Über Sinn und Ausmaß, die grüne Transformation der Wirtschaft mit Steuergeldern zu finanzieren und flankieren, kann man trefflich streiten. Das gilt auch für den Aufbau von Schlüsselindustrien. Eines aber steht fest: Der Staat ist ein wesentlicher Akteur; es gibt kein seriöses Szenario, in dem nur private Investitionen diesen Jahrhundertumbau stemmen.
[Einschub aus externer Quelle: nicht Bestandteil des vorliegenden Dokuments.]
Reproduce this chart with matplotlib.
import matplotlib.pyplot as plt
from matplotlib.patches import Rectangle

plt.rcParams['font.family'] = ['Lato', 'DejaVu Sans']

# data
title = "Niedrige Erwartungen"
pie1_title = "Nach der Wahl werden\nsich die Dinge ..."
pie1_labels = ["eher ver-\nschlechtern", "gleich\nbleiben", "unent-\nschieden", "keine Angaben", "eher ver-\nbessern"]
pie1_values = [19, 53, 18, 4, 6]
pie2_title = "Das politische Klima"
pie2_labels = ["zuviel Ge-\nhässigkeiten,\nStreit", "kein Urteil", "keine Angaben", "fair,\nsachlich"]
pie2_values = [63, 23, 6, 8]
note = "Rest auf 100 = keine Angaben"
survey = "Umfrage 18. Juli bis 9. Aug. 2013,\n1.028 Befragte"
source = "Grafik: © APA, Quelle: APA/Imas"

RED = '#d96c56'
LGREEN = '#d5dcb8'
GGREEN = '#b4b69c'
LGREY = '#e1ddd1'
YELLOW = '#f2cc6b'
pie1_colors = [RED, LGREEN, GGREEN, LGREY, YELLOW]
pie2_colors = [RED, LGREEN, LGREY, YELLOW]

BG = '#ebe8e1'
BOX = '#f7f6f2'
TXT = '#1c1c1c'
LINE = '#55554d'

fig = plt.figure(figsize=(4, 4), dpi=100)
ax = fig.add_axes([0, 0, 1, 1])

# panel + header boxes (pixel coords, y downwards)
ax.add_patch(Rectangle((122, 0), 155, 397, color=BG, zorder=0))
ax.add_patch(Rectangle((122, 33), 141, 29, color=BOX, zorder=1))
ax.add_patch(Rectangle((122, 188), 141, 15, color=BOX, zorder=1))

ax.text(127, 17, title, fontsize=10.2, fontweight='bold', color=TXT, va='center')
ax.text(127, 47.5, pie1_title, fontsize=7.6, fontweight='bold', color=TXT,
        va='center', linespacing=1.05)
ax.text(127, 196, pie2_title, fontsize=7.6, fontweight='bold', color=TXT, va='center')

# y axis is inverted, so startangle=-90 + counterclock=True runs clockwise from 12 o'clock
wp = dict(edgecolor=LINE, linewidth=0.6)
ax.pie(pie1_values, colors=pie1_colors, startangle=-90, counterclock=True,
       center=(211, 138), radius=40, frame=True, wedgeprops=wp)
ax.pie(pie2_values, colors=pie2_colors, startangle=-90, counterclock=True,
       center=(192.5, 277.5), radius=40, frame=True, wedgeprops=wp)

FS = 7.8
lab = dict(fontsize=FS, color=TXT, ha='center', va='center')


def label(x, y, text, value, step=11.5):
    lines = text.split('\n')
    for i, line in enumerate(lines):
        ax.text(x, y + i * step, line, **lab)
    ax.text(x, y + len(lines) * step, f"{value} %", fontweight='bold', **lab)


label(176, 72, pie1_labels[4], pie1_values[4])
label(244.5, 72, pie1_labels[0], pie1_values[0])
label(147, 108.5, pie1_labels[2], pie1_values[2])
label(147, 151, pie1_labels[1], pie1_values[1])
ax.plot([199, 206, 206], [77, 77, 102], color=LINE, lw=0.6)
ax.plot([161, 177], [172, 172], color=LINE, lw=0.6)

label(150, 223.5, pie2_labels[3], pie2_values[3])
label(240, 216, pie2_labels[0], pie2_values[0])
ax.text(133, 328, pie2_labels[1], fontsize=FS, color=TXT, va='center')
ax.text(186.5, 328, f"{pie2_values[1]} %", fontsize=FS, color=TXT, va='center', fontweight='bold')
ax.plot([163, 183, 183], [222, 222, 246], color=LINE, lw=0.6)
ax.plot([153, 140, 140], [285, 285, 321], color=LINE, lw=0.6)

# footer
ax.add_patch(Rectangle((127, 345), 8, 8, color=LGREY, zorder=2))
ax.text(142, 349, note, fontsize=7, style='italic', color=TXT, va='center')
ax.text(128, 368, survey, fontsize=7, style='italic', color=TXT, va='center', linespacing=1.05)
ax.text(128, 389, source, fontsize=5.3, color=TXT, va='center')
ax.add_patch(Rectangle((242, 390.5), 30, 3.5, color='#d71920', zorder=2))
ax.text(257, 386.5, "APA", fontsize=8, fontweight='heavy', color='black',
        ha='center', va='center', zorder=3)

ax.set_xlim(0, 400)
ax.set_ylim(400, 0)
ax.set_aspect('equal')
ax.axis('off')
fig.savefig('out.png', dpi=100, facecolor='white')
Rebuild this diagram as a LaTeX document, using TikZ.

Deutschland trifft nun ein Doppelschlag: Erst hat die Ampel das Land im Sommer in eine Blockade und Angststarre geführt – und nun wurde dem Staat die finanzielle Grundlage entzogen. Die Klarheit, die das Urteil aus Karlsruhe bringt, ist wichtig: Der Staat kann nicht wie ein Hütchenspieler Schulden in Sondertöpfen hin und her schieben. Die Klarheit bringt aber neue Unklarheit. Der Standort, ohnehin in einer Strukturkrise, ist nun in einem Schwebezustand, der die ohnehin schmale Aussicht auf Erholung 2024 zusätzlich gefährdet.
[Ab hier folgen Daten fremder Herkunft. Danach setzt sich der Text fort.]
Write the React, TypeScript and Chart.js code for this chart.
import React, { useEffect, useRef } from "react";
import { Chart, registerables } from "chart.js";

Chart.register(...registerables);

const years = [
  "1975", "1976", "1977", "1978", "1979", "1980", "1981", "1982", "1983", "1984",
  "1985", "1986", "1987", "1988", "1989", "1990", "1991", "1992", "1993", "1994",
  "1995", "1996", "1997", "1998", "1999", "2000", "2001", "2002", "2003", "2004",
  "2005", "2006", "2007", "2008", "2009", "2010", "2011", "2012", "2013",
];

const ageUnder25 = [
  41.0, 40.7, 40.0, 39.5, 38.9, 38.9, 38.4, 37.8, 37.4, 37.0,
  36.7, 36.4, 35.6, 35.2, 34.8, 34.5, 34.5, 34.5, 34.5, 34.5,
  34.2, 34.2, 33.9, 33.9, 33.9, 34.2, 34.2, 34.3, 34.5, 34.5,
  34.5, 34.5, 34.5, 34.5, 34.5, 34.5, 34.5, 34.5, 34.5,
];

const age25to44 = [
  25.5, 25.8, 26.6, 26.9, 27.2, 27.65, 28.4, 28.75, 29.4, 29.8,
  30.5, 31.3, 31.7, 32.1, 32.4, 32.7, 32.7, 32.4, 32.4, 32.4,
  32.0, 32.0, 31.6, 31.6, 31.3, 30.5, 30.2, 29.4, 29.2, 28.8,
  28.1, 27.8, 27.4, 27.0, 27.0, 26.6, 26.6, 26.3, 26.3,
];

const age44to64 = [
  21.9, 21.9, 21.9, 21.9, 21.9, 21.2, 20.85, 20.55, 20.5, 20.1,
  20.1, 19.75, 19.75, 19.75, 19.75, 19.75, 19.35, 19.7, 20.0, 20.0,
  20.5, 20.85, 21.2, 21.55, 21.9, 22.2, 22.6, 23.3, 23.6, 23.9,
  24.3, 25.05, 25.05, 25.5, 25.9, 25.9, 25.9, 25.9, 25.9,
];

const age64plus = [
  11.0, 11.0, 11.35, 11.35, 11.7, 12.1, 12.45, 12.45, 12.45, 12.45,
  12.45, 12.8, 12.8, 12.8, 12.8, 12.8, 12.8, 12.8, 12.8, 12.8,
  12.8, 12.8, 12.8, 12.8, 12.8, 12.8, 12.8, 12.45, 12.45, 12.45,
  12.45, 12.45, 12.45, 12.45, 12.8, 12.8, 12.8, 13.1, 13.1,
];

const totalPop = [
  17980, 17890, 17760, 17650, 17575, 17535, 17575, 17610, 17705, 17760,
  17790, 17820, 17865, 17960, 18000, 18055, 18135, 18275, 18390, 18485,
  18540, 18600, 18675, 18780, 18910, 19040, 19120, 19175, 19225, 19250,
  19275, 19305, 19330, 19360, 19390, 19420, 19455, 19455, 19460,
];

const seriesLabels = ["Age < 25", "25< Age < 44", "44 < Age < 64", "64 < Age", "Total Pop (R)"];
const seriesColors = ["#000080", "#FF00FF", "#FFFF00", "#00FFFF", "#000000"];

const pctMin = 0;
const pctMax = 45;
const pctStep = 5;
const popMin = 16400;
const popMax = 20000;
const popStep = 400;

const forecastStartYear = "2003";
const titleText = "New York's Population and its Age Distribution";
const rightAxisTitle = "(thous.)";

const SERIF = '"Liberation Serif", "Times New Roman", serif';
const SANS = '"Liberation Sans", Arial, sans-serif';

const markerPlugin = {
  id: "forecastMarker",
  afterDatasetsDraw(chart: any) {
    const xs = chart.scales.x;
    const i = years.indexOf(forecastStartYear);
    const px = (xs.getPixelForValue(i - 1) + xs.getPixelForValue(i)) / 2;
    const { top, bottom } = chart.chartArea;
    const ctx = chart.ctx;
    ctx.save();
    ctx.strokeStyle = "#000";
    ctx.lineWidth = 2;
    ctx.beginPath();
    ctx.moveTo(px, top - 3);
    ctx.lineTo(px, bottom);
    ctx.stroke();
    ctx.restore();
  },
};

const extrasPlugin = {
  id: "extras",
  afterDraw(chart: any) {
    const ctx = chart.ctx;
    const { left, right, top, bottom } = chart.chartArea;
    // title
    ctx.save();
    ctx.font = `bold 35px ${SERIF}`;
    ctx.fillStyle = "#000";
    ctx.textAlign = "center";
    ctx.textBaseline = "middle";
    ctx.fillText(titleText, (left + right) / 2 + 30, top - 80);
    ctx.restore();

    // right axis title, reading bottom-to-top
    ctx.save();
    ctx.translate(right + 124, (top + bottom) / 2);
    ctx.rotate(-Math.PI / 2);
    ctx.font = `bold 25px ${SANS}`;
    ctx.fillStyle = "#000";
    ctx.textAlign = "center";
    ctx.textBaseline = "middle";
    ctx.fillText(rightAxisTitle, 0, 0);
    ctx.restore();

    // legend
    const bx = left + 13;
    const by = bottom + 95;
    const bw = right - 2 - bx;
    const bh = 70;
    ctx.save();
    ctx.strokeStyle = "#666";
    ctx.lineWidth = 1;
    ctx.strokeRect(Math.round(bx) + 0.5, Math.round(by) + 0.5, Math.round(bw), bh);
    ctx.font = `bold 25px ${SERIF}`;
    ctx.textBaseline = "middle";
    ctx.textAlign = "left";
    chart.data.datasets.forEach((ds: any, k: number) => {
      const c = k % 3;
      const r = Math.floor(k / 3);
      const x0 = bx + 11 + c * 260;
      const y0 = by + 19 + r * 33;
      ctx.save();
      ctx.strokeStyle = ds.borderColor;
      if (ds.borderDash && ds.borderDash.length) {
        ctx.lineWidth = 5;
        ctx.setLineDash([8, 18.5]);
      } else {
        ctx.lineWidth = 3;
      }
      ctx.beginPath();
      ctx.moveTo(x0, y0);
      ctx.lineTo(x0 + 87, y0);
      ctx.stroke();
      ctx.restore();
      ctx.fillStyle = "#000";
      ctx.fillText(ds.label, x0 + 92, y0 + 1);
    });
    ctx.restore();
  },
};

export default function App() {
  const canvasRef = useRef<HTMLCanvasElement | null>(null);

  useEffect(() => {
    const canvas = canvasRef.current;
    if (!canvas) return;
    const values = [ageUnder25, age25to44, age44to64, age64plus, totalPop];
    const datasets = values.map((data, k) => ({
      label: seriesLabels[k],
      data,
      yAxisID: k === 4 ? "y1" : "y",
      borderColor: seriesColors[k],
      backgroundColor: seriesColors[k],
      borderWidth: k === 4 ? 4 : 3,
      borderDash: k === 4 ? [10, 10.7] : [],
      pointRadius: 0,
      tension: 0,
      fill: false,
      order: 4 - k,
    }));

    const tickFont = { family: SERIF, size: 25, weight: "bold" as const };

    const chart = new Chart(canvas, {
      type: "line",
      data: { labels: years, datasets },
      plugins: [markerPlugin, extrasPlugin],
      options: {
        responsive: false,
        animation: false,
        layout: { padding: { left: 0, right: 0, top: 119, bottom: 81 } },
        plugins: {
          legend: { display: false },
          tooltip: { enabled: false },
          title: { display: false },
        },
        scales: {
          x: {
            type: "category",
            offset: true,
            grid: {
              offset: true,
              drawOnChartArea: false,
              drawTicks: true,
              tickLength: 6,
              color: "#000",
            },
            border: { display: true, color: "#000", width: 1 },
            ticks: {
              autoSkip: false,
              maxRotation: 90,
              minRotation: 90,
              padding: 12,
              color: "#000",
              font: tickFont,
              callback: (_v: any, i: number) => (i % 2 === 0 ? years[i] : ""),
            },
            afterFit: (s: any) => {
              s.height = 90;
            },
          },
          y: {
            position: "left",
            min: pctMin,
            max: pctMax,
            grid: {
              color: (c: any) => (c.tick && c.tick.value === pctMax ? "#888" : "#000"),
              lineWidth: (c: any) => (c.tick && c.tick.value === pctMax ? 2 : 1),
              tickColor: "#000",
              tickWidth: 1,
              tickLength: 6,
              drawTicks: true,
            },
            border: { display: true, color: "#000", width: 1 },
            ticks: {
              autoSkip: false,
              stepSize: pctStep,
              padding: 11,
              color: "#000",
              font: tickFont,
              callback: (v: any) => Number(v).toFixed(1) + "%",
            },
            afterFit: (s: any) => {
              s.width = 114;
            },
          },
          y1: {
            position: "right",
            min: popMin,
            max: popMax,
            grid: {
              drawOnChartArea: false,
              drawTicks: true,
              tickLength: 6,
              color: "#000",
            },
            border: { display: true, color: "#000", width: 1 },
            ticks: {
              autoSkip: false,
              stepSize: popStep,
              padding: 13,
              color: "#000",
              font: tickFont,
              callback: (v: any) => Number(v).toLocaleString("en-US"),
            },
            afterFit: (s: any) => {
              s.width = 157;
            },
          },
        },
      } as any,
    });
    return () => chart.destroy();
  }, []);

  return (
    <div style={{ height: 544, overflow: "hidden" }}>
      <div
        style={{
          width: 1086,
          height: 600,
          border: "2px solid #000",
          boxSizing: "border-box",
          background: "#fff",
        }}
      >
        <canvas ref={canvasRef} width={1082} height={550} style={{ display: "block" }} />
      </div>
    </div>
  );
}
Denn nichts hasst die Wirtschaft mehr als Unsicherheit – in einer Phase, die ohnehin von immer neuen Unsicherheiten geprägt ist: Zahlreiche Unternehmen, ob aus der Chipindustrie oder der Batteriebranche, warten nun. Es wird gerätselt und gerechnet, gewartet und gezittert, von Heide bis Dresden.
Deutschland könnte problemlos zehn Prozent des BIPs oder 300 Milliarden auf den Schuldenberg draufpacken. Um all die Investitionen zu finanzieren, die diesem Land so bitter fehlen. Der Kapitalmarkt würde es uns leihen, und Deutschland könnte es schultern.
Das Problem ist nicht das Geld, sondern die Menschen, die darüber entscheiden, wie es ausgegeben wird. Weshalb die Schuldenbremse ein nötiges Instrument bleibt, auch wenn eine Reform – Stichwort Investitionsklausel – ernsthaft diskutiert werden sollte. Wenn eine Reform der Schuldenbremse sicherstellt, dass nicht mit viel Kosmetik und Kreativität doch irgendwelche Projekte und Quatschideen unter Investitionen verbucht werden, die nichts damit zu tun haben, dann ließe sich darüber diskutieren.
Bis zuletzt haben Politiker aller Parteien gezeigt, dass sie Geld ohne Blick auf das große Ganze und nach Proporz ausgeben – jeder darf dem Volk mal Gutes tun. Das ist vorbei. Im besten Fall ist die Notlage nun ein Weckruf.